From the very first line of the data to the line containing "import plotly.graph_objects as go", retype everything exactly, leaving the pictures behind.

***** DATASET

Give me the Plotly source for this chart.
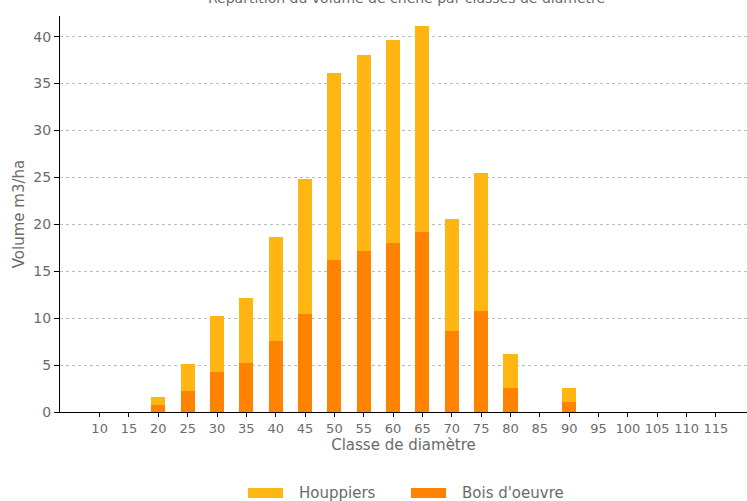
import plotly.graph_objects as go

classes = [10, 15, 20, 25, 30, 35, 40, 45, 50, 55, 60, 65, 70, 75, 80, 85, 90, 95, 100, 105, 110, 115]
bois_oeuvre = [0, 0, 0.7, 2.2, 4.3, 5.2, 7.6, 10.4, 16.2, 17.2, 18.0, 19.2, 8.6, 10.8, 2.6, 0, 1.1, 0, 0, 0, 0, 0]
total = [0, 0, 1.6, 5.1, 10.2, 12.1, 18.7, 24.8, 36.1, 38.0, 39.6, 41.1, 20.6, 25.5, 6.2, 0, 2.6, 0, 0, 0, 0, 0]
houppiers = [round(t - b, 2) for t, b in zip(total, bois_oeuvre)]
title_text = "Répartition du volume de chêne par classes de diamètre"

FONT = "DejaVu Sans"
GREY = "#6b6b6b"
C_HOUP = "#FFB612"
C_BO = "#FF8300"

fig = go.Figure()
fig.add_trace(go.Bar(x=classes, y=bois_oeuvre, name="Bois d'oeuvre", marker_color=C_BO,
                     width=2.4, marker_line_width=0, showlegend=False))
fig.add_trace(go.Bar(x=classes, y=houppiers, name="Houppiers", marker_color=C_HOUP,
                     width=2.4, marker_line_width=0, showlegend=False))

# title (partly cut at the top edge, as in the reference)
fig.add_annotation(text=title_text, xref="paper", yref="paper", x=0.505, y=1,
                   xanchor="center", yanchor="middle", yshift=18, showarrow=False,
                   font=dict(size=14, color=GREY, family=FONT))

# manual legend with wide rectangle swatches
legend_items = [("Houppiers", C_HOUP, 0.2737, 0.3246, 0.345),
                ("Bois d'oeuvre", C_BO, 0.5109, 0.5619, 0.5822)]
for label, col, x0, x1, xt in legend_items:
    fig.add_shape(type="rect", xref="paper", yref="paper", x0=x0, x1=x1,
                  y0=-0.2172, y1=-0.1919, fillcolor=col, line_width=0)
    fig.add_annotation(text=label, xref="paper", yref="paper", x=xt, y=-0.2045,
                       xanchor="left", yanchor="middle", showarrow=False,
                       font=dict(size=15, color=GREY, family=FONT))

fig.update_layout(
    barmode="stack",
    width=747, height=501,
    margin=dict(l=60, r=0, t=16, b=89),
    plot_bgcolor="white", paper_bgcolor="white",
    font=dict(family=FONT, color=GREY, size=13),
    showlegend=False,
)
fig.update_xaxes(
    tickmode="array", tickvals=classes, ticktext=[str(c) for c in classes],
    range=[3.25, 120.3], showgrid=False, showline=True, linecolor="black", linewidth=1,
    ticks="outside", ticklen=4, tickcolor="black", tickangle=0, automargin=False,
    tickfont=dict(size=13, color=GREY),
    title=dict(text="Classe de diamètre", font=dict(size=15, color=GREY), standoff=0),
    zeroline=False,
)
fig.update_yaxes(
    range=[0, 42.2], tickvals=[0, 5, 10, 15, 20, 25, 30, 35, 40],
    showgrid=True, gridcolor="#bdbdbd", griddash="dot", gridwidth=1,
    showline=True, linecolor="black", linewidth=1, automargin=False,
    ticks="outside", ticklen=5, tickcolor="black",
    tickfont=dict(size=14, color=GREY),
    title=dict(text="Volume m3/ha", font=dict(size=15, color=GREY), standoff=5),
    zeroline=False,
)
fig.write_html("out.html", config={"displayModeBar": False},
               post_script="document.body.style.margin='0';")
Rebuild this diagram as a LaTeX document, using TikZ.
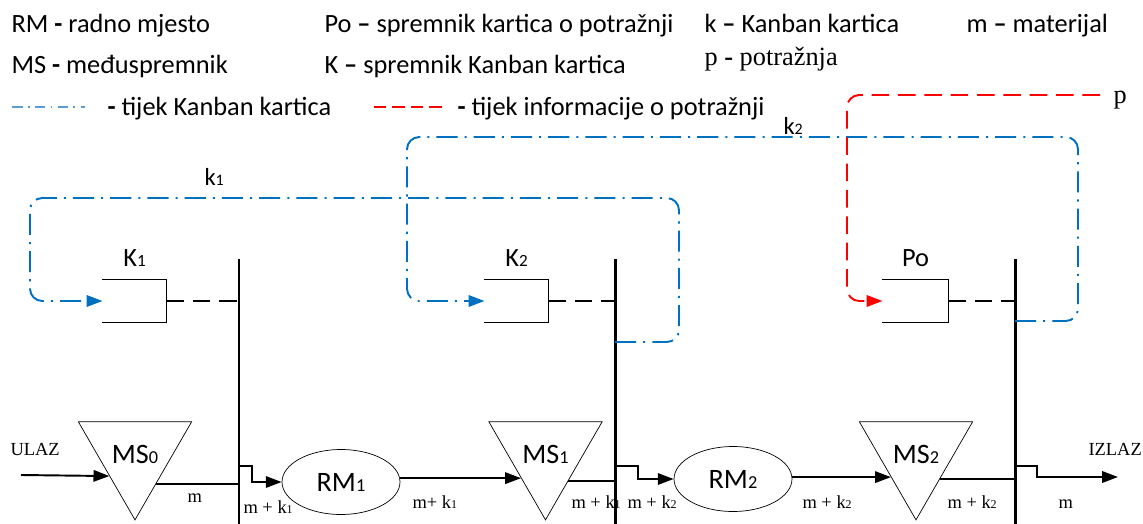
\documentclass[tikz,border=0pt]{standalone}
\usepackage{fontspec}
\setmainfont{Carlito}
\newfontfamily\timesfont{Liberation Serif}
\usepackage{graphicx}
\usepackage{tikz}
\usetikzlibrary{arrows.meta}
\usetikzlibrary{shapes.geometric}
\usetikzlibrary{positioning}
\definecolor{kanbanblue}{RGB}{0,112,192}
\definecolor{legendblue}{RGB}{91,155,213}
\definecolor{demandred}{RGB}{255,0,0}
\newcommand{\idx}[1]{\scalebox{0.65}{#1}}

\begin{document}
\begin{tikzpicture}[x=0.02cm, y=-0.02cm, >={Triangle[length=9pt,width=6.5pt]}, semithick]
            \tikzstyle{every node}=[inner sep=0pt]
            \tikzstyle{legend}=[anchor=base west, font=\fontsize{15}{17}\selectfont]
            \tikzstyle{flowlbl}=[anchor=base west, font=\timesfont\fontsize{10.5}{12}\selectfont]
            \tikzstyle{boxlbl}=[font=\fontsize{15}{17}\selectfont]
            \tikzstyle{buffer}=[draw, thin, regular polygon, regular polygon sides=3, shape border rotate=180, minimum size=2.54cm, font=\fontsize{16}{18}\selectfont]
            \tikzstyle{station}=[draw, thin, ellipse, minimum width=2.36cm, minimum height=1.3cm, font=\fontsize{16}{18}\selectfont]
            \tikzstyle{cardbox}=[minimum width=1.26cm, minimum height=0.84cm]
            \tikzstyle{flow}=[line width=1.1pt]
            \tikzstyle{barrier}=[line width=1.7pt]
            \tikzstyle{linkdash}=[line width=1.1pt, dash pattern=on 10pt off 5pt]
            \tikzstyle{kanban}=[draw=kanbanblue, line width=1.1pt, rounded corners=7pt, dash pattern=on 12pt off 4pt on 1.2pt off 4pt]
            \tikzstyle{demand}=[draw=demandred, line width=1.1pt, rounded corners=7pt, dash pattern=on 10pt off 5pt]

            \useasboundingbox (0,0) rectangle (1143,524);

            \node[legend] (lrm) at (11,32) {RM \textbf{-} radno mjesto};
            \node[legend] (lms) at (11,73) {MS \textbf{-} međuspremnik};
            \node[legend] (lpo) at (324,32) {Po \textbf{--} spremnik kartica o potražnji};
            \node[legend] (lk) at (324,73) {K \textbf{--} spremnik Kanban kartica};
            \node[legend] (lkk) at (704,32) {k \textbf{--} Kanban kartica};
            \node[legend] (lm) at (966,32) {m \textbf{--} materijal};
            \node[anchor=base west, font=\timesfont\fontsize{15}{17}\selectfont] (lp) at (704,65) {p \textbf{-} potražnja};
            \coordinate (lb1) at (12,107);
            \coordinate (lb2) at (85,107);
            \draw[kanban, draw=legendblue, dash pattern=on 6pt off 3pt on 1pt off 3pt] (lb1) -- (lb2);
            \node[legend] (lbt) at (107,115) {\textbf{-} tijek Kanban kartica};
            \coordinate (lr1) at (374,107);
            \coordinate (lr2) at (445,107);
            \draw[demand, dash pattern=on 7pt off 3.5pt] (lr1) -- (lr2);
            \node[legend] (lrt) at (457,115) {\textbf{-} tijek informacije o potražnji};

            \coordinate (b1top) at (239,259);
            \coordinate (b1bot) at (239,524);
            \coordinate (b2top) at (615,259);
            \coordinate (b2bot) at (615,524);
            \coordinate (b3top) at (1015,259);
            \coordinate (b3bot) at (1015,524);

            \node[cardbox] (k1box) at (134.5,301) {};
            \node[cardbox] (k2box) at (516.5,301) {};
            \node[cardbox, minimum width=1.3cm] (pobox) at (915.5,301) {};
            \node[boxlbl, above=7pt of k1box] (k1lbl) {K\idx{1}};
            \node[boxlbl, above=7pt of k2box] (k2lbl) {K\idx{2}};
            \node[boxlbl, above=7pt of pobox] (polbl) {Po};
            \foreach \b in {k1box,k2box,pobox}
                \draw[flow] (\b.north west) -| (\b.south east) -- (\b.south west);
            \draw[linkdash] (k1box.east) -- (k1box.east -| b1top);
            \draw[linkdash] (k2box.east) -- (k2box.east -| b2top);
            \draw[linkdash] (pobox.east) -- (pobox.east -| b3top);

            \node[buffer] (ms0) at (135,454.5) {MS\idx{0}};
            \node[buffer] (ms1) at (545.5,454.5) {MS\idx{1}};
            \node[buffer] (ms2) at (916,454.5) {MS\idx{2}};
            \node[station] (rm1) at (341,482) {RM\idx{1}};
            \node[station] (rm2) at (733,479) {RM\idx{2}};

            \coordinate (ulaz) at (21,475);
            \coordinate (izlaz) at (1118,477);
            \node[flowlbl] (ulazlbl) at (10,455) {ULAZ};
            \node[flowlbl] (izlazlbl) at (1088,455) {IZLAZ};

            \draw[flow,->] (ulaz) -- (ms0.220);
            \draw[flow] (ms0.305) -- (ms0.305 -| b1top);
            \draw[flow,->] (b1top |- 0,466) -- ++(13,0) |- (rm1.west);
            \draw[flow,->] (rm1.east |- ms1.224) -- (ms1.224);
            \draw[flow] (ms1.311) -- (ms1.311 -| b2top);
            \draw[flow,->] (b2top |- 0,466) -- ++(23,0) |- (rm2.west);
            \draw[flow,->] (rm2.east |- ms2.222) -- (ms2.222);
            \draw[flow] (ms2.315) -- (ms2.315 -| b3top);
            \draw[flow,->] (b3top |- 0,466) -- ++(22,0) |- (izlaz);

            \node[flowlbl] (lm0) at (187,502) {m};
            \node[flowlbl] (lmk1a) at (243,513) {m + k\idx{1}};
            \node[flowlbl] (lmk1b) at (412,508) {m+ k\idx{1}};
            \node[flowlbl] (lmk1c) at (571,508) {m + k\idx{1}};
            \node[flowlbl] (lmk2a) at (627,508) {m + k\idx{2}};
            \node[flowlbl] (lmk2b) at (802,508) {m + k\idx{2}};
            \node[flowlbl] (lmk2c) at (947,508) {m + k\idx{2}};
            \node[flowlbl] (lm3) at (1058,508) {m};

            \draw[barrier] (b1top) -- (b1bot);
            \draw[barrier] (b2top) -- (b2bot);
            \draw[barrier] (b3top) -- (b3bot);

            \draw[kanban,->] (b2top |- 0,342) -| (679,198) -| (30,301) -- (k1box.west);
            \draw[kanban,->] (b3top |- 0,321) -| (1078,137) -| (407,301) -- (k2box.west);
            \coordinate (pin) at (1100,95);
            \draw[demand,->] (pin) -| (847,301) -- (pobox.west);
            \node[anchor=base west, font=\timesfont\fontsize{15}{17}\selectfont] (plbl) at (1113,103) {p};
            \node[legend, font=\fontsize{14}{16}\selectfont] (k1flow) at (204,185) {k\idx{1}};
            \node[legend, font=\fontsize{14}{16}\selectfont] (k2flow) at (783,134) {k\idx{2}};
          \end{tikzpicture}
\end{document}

**********

■ SOLUTION FOR THIS PROBLEM
Give me the Plotly source for this chart.
import plotly.graph_objects as go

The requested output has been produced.